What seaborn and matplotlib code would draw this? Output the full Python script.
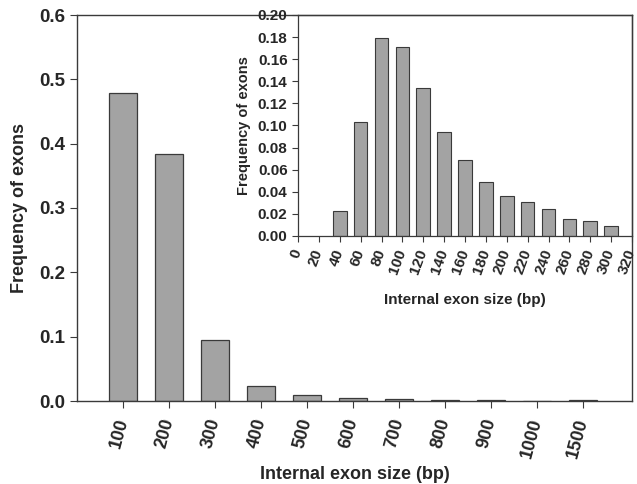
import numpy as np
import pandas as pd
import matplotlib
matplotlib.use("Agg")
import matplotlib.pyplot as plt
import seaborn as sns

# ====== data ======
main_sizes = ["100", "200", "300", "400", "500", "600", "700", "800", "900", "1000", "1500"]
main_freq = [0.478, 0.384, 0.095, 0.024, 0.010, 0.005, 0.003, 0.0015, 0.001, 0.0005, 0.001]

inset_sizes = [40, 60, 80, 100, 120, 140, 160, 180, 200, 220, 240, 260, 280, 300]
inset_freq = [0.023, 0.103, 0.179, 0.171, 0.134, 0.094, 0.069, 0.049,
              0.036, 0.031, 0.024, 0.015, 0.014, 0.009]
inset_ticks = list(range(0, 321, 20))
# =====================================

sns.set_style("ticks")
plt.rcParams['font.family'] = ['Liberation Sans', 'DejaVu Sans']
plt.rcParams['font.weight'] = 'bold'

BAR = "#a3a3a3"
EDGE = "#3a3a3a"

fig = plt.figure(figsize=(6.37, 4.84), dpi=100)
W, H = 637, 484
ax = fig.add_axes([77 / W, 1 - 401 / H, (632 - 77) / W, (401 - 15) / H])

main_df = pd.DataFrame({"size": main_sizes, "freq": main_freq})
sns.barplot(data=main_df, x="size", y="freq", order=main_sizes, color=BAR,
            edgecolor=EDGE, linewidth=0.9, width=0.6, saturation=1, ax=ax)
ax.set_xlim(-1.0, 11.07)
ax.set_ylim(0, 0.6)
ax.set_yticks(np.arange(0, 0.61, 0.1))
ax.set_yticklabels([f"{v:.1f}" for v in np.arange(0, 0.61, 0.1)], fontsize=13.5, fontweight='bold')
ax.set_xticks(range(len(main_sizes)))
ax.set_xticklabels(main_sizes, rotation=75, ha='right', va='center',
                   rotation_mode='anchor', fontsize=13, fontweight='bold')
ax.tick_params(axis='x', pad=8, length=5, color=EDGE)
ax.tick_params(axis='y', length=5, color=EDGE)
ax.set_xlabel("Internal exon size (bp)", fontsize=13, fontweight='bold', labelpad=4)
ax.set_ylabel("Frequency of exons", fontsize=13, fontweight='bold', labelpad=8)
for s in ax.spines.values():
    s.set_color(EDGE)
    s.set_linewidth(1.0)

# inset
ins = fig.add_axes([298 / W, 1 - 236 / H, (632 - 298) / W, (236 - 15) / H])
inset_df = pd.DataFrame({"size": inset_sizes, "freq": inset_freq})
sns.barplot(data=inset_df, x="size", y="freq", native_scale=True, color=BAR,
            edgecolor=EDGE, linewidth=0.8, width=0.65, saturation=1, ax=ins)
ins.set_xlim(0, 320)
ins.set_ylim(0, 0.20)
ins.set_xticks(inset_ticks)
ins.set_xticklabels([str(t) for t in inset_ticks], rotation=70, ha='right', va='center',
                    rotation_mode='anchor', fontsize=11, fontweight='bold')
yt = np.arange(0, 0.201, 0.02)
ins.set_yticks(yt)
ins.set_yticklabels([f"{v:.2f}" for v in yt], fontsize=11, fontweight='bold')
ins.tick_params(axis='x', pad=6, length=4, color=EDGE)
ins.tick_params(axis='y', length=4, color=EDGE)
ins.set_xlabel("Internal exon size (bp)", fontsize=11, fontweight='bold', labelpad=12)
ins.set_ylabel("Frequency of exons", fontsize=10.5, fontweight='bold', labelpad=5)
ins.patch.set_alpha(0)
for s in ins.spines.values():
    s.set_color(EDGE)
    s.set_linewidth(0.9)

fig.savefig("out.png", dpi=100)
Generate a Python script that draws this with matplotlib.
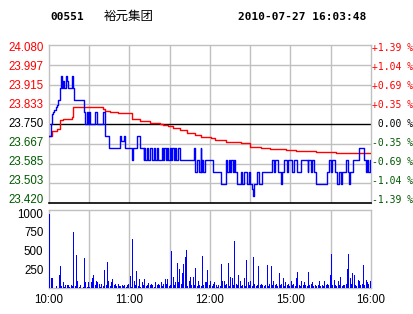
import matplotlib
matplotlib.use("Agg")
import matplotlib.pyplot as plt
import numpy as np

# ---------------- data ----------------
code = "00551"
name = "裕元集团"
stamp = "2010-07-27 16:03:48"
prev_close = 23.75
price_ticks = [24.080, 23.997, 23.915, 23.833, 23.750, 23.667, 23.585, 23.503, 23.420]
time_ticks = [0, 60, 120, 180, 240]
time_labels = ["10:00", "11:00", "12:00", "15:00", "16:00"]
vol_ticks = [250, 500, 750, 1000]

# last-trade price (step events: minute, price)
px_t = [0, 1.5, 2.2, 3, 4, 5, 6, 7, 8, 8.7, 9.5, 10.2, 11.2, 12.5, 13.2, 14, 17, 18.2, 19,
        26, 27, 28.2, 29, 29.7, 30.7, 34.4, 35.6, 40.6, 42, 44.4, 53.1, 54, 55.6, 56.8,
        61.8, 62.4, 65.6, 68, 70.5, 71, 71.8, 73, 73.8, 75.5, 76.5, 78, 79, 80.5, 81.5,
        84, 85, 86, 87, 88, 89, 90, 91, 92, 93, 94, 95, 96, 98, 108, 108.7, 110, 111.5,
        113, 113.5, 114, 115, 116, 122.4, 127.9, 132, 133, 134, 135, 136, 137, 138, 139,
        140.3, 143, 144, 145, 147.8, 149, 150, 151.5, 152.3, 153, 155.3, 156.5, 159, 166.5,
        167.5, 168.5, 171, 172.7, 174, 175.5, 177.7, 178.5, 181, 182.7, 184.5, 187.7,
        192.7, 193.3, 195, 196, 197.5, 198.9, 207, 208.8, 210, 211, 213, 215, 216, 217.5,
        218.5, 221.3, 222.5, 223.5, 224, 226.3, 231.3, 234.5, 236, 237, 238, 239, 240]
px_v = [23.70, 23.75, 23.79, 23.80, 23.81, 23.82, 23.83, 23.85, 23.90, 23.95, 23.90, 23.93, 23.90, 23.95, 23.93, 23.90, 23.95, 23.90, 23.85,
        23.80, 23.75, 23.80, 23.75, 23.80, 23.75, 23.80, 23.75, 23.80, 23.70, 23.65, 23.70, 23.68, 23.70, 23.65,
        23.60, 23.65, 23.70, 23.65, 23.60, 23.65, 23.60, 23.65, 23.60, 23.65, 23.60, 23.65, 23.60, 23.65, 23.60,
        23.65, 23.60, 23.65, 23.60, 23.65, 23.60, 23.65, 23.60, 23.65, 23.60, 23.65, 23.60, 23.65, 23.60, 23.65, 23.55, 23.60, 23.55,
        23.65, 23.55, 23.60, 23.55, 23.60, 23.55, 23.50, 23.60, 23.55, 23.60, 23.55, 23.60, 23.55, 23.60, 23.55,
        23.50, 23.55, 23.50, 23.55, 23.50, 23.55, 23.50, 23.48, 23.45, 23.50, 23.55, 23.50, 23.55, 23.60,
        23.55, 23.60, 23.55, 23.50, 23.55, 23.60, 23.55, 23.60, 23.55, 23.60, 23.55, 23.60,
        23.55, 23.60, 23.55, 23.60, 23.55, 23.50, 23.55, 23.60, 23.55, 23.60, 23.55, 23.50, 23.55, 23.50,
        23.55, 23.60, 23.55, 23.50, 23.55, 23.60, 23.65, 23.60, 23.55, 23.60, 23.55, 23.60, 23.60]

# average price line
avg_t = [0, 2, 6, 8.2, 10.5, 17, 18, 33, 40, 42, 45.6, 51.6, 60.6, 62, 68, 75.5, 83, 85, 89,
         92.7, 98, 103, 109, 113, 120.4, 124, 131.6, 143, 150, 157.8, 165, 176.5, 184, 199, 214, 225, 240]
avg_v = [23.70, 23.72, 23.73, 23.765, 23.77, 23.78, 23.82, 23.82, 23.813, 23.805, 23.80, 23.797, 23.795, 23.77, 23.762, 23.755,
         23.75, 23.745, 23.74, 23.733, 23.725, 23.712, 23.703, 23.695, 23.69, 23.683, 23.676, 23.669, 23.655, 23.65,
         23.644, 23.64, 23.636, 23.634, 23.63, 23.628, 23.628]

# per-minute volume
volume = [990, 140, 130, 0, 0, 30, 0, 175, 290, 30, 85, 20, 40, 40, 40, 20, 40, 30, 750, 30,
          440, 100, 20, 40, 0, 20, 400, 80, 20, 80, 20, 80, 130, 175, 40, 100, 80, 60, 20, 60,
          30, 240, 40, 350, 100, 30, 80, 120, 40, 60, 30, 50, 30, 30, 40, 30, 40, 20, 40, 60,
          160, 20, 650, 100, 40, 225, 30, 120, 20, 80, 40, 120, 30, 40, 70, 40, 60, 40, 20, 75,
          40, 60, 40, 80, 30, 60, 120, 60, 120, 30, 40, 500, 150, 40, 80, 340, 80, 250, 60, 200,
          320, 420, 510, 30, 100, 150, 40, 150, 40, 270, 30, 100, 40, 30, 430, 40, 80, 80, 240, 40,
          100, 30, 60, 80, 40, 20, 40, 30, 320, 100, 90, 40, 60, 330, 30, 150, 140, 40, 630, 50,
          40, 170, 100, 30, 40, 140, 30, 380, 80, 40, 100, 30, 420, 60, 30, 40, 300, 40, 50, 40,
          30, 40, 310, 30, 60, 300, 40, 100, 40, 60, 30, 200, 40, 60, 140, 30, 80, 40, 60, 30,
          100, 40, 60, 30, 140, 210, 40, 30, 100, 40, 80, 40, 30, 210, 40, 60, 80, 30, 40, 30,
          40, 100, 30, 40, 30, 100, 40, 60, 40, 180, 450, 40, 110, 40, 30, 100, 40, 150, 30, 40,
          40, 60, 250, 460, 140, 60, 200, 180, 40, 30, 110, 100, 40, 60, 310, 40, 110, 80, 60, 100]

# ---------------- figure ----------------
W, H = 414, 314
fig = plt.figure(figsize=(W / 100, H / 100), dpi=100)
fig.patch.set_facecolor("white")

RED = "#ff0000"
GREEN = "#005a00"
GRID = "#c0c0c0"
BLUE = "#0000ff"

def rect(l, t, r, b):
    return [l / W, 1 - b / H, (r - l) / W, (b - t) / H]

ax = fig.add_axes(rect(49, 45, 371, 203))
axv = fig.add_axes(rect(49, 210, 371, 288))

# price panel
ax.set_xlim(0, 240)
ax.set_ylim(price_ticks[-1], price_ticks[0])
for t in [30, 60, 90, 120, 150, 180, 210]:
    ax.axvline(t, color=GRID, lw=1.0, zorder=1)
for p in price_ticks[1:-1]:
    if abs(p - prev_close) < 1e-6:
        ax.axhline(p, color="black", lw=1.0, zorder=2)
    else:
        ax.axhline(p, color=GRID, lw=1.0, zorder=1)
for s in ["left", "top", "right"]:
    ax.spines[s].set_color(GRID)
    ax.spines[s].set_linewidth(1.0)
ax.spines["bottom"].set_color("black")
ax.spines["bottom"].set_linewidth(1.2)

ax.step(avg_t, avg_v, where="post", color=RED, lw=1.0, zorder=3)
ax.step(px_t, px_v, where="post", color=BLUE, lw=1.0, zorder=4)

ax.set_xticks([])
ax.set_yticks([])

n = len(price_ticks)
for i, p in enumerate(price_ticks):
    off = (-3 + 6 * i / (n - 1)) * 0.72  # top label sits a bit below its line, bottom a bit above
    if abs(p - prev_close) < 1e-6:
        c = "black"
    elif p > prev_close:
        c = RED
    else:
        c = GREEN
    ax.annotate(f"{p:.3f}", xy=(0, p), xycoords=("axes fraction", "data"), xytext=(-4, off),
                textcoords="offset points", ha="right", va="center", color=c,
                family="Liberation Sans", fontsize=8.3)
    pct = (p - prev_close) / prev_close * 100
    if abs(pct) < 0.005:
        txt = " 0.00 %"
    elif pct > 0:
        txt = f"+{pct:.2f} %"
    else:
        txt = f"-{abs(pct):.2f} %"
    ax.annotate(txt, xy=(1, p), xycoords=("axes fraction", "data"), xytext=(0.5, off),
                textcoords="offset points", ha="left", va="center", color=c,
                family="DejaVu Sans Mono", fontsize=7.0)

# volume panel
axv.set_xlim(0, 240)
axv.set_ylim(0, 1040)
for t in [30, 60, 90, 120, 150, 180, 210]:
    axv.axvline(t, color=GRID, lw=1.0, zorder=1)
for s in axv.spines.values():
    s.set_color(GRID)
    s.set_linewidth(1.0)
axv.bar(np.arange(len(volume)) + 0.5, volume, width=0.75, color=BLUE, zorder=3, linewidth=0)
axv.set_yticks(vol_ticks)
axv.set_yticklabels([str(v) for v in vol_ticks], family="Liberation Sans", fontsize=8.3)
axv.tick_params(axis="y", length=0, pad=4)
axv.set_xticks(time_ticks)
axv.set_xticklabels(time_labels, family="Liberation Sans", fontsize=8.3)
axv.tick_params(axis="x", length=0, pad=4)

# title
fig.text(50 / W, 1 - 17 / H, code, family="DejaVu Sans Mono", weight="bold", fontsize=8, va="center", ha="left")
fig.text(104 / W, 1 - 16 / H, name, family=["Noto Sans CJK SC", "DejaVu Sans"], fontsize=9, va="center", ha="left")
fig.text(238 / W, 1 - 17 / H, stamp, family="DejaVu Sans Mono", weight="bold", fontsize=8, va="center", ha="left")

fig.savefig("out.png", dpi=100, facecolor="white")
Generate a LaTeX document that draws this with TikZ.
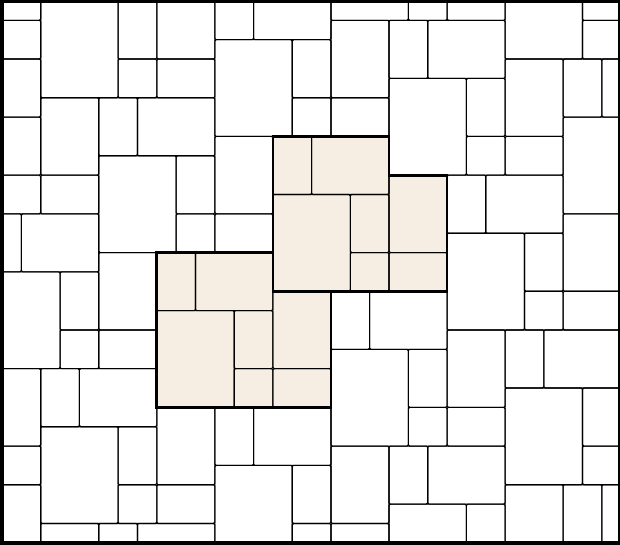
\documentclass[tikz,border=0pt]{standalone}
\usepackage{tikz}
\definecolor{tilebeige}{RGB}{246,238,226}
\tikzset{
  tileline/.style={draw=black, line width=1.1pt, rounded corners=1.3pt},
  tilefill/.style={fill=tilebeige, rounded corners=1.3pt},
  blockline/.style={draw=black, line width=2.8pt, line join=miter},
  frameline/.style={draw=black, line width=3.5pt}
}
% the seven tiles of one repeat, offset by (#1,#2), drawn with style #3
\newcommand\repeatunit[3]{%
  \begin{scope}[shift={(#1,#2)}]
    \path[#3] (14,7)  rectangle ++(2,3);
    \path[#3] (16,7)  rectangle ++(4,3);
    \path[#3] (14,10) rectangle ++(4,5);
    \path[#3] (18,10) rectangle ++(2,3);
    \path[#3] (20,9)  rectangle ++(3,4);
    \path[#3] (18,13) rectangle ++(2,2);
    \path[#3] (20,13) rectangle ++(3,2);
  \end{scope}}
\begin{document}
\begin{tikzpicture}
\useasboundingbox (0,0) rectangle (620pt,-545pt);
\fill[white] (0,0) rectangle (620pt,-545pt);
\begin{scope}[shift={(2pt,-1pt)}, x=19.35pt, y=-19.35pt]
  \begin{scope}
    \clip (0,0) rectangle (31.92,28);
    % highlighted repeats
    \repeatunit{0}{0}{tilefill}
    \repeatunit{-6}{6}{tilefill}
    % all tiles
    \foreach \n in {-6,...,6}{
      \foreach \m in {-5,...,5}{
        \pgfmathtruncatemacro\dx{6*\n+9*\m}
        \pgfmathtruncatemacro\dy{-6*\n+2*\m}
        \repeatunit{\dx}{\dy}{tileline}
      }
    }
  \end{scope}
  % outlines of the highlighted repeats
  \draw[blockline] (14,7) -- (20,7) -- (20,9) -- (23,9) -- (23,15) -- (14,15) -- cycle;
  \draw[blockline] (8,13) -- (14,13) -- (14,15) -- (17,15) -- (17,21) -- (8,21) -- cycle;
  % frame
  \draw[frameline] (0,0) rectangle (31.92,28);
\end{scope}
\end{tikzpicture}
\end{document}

----

## Exercise directions
Look through the records and gather each line with the word "Python".

## Solved exercise
What seaborn and matplotlib code would draw this? Output the full Python script.
Generate a Python script that draws this with matplotlib.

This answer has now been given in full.